1. If you used Smith’s form
of reckoning, how would you measure the wealth of your family or your home
town? How would it differ from measuring how much money you have in the bank,
or in assets such as property?
2. Plato and Aristotle also
thought of something like the ‘division of labor’ as a central way of
describing society. How does Smith’s version of it compare?
3. What is ‘hidden’ about
the ‘hidden hand’? Explicate the following: This division of labor, from which
so many advantages are derived, is not originally the effect of any human
wisdom, which foresees and intends that general opulence to which it gives
occasion. It
is the necessary, though very slow and gradual, consequence of a certain
propensity in human nature which has in view no such extensive utility; the
propensity to truck, barter, and exchange one thing for another.” (I, chapter
2)
4. Smith is often seen as a founder of
capitalism. What is ‘capital’ and why should it have such a central role as to
be used in the name of the system?
5. Smith might be described
as one of the first social scientists, seeking to analyze society
‘objectively’. What would be the way to defend that argument? How does he
compare with Machiavelli, of which the same is often said?
6. Smith is best know for
promoting what is called ‘laissez faire’, but he also advocated government
action.
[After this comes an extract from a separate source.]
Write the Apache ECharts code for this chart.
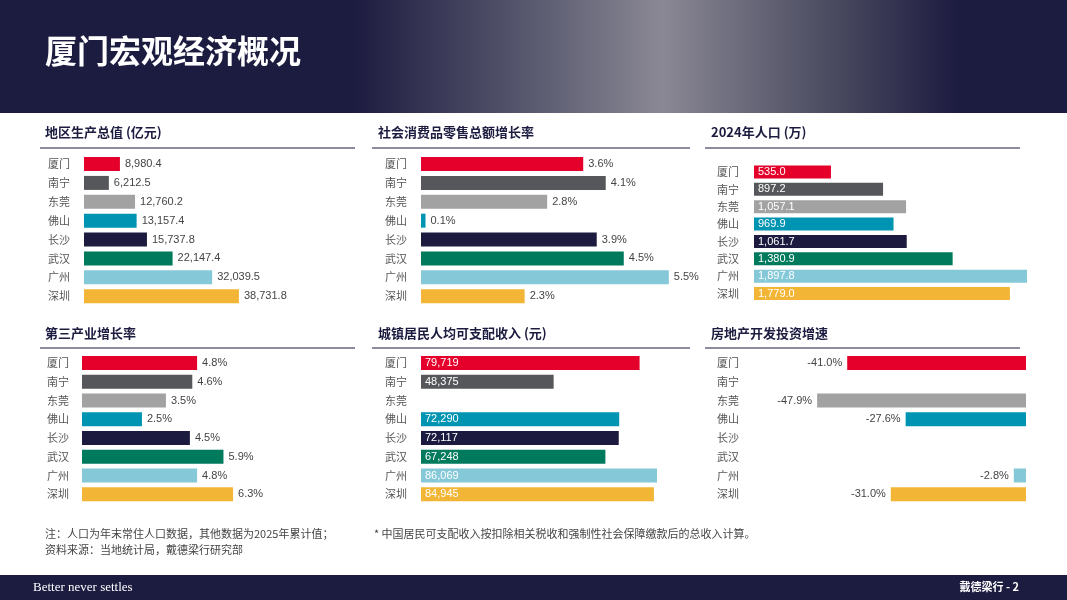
<!DOCTYPE html>
<html><head><meta charset="utf-8">
<script src="https://cdn.jsdelivr.net/npm/echarts@6/dist/echarts.min.js"></script>
<style>html,body{margin:0;padding:0;background:#fff}#c{width:1067px;height:600px}</style>
</head><body><div id="c"></div>
<script>
const cities = ['厦门','南宁','东莞','佛山','长沙','武汉','广州','深圳'];
const colors = ['#e4002b','#55575a','#a2a2a2','#0094b3','#1c1a3f','#007a5c','#85c9d9','#f2b535'];
const gdp = [8980.4, 6212.5, 12760.2, 13157.4, 15737.8, 22147.4, 32039.5, 38731.8];
const retail = [3.6, 4.1, 2.8, 0.1, 3.9, 4.5, 5.5, 2.3];
const population = [535.0, 897.2, 1057.1, 969.9, 1061.7, 1380.9, 1897.8, 1779.0];
const tertiary = [4.8, 4.6, 3.5, 2.5, 4.5, 5.9, 4.8, 6.3];
const income = [79719, 48375, null, 72290, 72117, 67248, 86069, 84945];
const realEstate = [-41.0, null, -47.9, -27.6, null, null, -2.8, -31.0];
const titles = ['地区生产总值 (亿元)','社会消费品零售总额增长率','2024年人口 (万)','第三产业增长率','城镇居民人均可支配收入 (元)','房地产开发投资增速'];

const fmt1 = v => Number(v).toLocaleString('en-US',{minimumFractionDigits:1,maximumFractionDigits:1});
const fmt0 = v => Number(v).toLocaleString('en-US');

const panels = [
 {data:gdp, left:84, width:256, top:154.6, h:151, min:0, max:64000, label:'right', f:v=>fmt1(v), lx:48, bw:14},
 {data:retail, left:421, width:269, top:154.6, h:151, min:0, max:5.97, label:'right', f:v=>v.toFixed(1)+'%', lx:385, bw:14},
 {data:population, left:754, width:273, top:163.3, h:139, min:0, max:1897.8, label:'insideLeft', f:v=>fmt1(v), lx:717, bw:13},
 {data:tertiary, left:82, width:258, top:353.6, h:150, min:0, max:10.76, label:'right', f:v=>v.toFixed(1)+'%', lx:47, bw:14},
 {data:income, left:421, width:269, top:353.6, h:150, min:0, max:98104, label:'insideLeft', f:v=>fmt0(v), lx:385, bw:14},
 {data:realEstate, left:760, width:266, top:353.6, h:150, min:-61, max:0, label:'left', f:v=>v.toFixed(1)+'%', lx:717, bw:14}
];

const grid=[],xAxis=[],yAxis=[],series=[];
panels.forEach((p,i)=>{
  grid.push({left:p.left,top:p.top,width:p.width,height:p.h,containLabel:false});
  xAxis.push({gridIndex:i,type:'value',min:p.min,max:p.max,show:false});
  yAxis.push({gridIndex:i,type:'category',data:cities,inverse:true,
    axisLine:{show:false},axisTick:{show:false},
    axisLabel:{align:'left',margin:p.left-p.lx,fontSize:11,color:'#555',fontFamily:'Noto Sans CJK SC'}});
  series.push({type:'bar',xAxisIndex:i,yAxisIndex:i,barWidth:p.bw,
    data:p.data.map((v,k)=>({value:v,itemStyle:{color:colors[k]}})),
    label:{show:true,position:p.label,fontSize:11,distance:p.label==='insideLeft'?4:5,
      color:p.label==='insideLeft'?'#fff':'#444',fontFamily:'Arial',
      formatter:o=>o.value==null?'':p.f(o.value)}});
});

const tpos=[[45,135],[378,135],[711,135],[45,336],[378,336],[711,336]];
const lines=[[40,355,148],[372,690,148],[705,1020,148],[40,355,348],[372,690,348],[705,1020,348]];
const graphic=[
  {type:'rect',shape:{x:0,y:0,width:1067,height:113},style:{fill:new echarts.graphic.LinearGradient(0,0,1,0,[
    {offset:0,color:'#1c1b40'},{offset:0.33,color:'#1c1b40'},{offset:0.5,color:'#5a5a70'},{offset:0.62,color:'#8a8894'},{offset:0.78,color:'#4a4a60'},{offset:0.9,color:'#1c1b40'},{offset:1,color:'#1c1b40'}])}},
  {type:'text',left:45,top:35,style:{text:'厦门宏观经济概况',fill:'#fff',font:'bold 32px "Noto Sans CJK SC"'}},
  {type:'rect',shape:{x:0,y:575,width:1067,height:25},style:{fill:'#1c1b40'}},
  {type:'text',left:33,top:581,style:{text:'Better never settles',fill:'#fff',font:'13px "Liberation Serif"'}},
  {type:'text',right:48,top:581,style:{text:'戴德梁行 - 2',fill:'#fff',font:'bold 11px "Noto Sans CJK SC"'}},
  {type:'text',left:45,top:528,style:{text:'注：人口为年末常住人口数据，其他数据为2025年累计值；',fill:'#444',font:'11px "Noto Sans CJK SC"'}},
  {type:'text',left:45,top:544,style:{text:'资料来源：当地统计局，戴德梁行研究部',fill:'#444',font:'11px "Noto Sans CJK SC"'}},
  {type:'text',left:374,top:528,style:{text:'* 中国居民可支配收入按扣除相关税收和强制性社会保障缴款后的总收入计算。',fill:'#444',font:'11px "Noto Sans CJK SC"'}}
];
titles.forEach((t,i)=>graphic.push({type:'text',left:tpos[i][0],top:tpos[i][1]-9,style:{text:t,fill:'#1c1b40',font:'bold 13px "Noto Sans CJK SC"'}}));
lines.forEach(l=>graphic.push({type:'line',shape:{x1:l[0],y1:l[2],x2:l[1],y2:l[2]},style:{stroke:'#1c1b40',lineWidth:1}}));

const chart=echarts.init(document.getElementById('c'));
chart.setOption({animation:false,grid,xAxis,yAxis,series,graphic});
</script></body></html>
Of what sorts and why? How would he view the demands for more
‘regulation’ of the financial industry?
Application 1: Smith
provides a role for government in supporting education to make increased wealth
possible. From this standpoint what would you advise Trump, if he was intent on
increasing the wealth of this nation?
Application 2: What
interactions at Columbia show the workings of an ‘invisible hand’ i.e., the
positive outcome of people’s interactions, even though no one participating in
the action intends to make that outcome?